╭──

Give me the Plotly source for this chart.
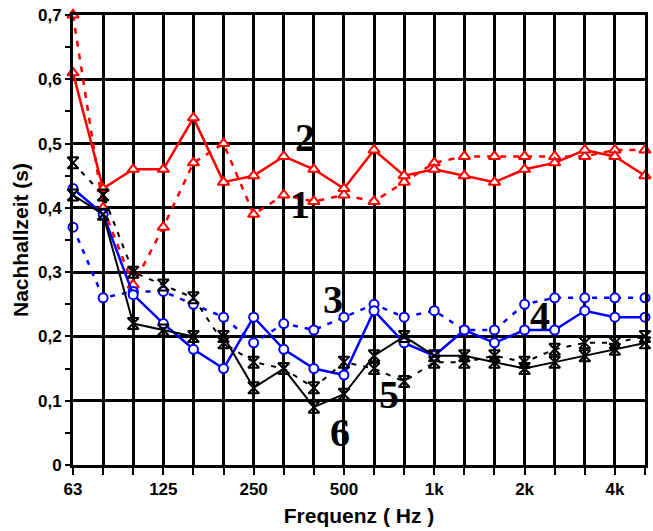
import plotly.graph_objects as go

bands = ["63", "80", "100", "125", "160", "200", "250", "315", "400", "500",
         "630", "800", "1k", "1.25k", "1.6k", "2k", "2.5k", "3.15k", "4k", "5k"]
band_labels = ["63", "", "", "125", "", "", "250", "", "", "500",
               "", "", "1k", "", "", "2k", "", "", "4k", ""]

s1 = [0.70, 0.40, 0.28, 0.37, 0.47, 0.50, 0.39, 0.42, 0.41, 0.42,
      0.41, 0.44, 0.47, 0.48, 0.48, 0.48, 0.48, 0.48, 0.49, 0.49]
s2 = [0.61, 0.43, 0.46, 0.46, 0.54, 0.44, 0.45, 0.48, 0.46, 0.43,
      0.49, 0.45, 0.46, 0.45, 0.44, 0.46, 0.47, 0.49, 0.48, 0.45]
s3 = [0.37, 0.26, 0.27, 0.27, 0.25, 0.23, 0.19, 0.22, 0.21, 0.23,
      0.25, 0.23, 0.24, 0.21, 0.21, 0.25, 0.26, 0.26, 0.26, 0.26]
s4 = [0.43, 0.39, 0.265, 0.22, 0.18, 0.15, 0.23, 0.18, 0.15, 0.14,
      0.24, 0.19, 0.17, 0.21, 0.19, 0.21, 0.21, 0.24, 0.23, 0.23]
s5 = [0.47, 0.42, 0.30, 0.28, 0.26, 0.19, 0.16, 0.15, 0.12, 0.16,
      0.15, 0.13, 0.16, 0.16, 0.17, 0.16, 0.18, 0.19, 0.19, 0.20]
s6 = [0.42, 0.39, 0.22, 0.21, 0.20, 0.20, 0.12, 0.15, 0.09, 0.11,
      0.17, 0.20, 0.17, 0.17, 0.16, 0.15, 0.16, 0.17, 0.18, 0.19]

y_ticks = [0, 0.1, 0.2, 0.3, 0.4, 0.5, 0.6, 0.7]
y_labels = ["0", "0,1", "0,2", "0,3", "0,4", "0,5", "0,6", "0,7"]

curve_labels = ["1", "2", "3", "4", "5", "6"]
label_x = [7.55, 7.7, 8.64, 15.5, 10.5, 8.87]
label_y = [0.405, 0.51, 0.257, 0.233, 0.109, 0.051]

RED = "#ff0000"
BLUE = "#0000ff"
BLACK = "#000000"

fig = go.Figure()

def add(y, color, dash, symbol, msize, width, mwidth, fill):
    fig.add_trace(go.Scatter(
        x=bands, y=y, mode="lines+markers", cliponaxis=False,
        line=dict(color=color, width=width, dash=dash),
        marker=dict(symbol=symbol, size=msize, color=fill,
                    line=dict(color=color, width=mwidth)),
        showlegend=False, hoverinfo="skip"))

add(s1, RED, "6px,7px", "triangle-up", 10, 2.5, 2, "white")
add(s2, RED, "solid", "triangle-up", 10, 2.5, 2, "white")
add(s3, BLUE, "5px,7px", "circle", 9, 2.5, 2, "white")
add(s4, BLUE, "solid", "circle", 9, 2.5, 2, "white")
add(s5, BLACK, "5px,7px", "hourglass-open", 11, 2, 2, BLACK)
add(s6, BLACK, "solid", "hourglass-open", 11, 2, 2, BLACK)

for t, xx, yy in zip(curve_labels, label_x, label_y):
    fig.add_annotation(x=xx, y=yy, text=t, showarrow=False,
                       font=dict(family="Liberation Serif", size=40,
                                 color="black", weight="bold"))

fig.update_layout(
    width=653, height=531,
    margin=dict(l=73, r=8, t=15, b=66),
    plot_bgcolor="white", paper_bgcolor="white",
    font=dict(family="Liberation Sans", color="black"),
)
fig.update_xaxes(
    type="category", categoryorder="array", categoryarray=bands,
    range=[0, 19], tickvals=bands, ticktext=band_labels, automargin=False,
    ticklabeloverflow="allow",
    showgrid=True, gridcolor="black", gridwidth=3,
    showline=True, linecolor="black", linewidth=3, mirror=True,
    ticks="outside", ticklen=7, tickwidth=2, tickcolor="black",
    tickfont=dict(size=17, weight="bold"),
    title=dict(text="Frequenz ( Hz )", font=dict(size=21, weight="bold"), standoff=10),
    zeroline=False,
)
fig.update_yaxes(
    range=[0, 0.7], tickvals=y_ticks, ticktext=y_labels, automargin=False,
    ticklabeloverflow="allow",
    showgrid=True, gridcolor="black", gridwidth=3,
    showline=True, linecolor="black", linewidth=3, mirror=True,
    ticks="outside", ticklen=5, tickwidth=2, tickcolor="black",
    minor=dict(tickvals=[0.05, 0.15, 0.25, 0.35, 0.45, 0.55, 0.65],
               ticks="outside", ticklen=5, tickwidth=2, tickcolor="black",
               showgrid=False),
    tickfont=dict(size=17, weight="bold"),
    title=dict(text="Nachhallzeit (s)", font=dict(size=21, weight="bold"), standoff=4),
    zeroline=False,
)

# remove the browser's default 8px body margin so the figure fills the window
fig.write_html("out.html", config={"displayModeBar": False},
               post_script="document.body.style.margin='0';document.body.style.overflow='hidden';")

╰──

→ **WRITTEN REQUEST**
Repeat the listing above up to and including the line with "import plotly.graph_objects as go", starting from its first line. Drop any pictures.

→ **RESPONSE FOR THIS EXERCISE**
Give me the Plotly source for this chart.
import plotly.graph_objects as go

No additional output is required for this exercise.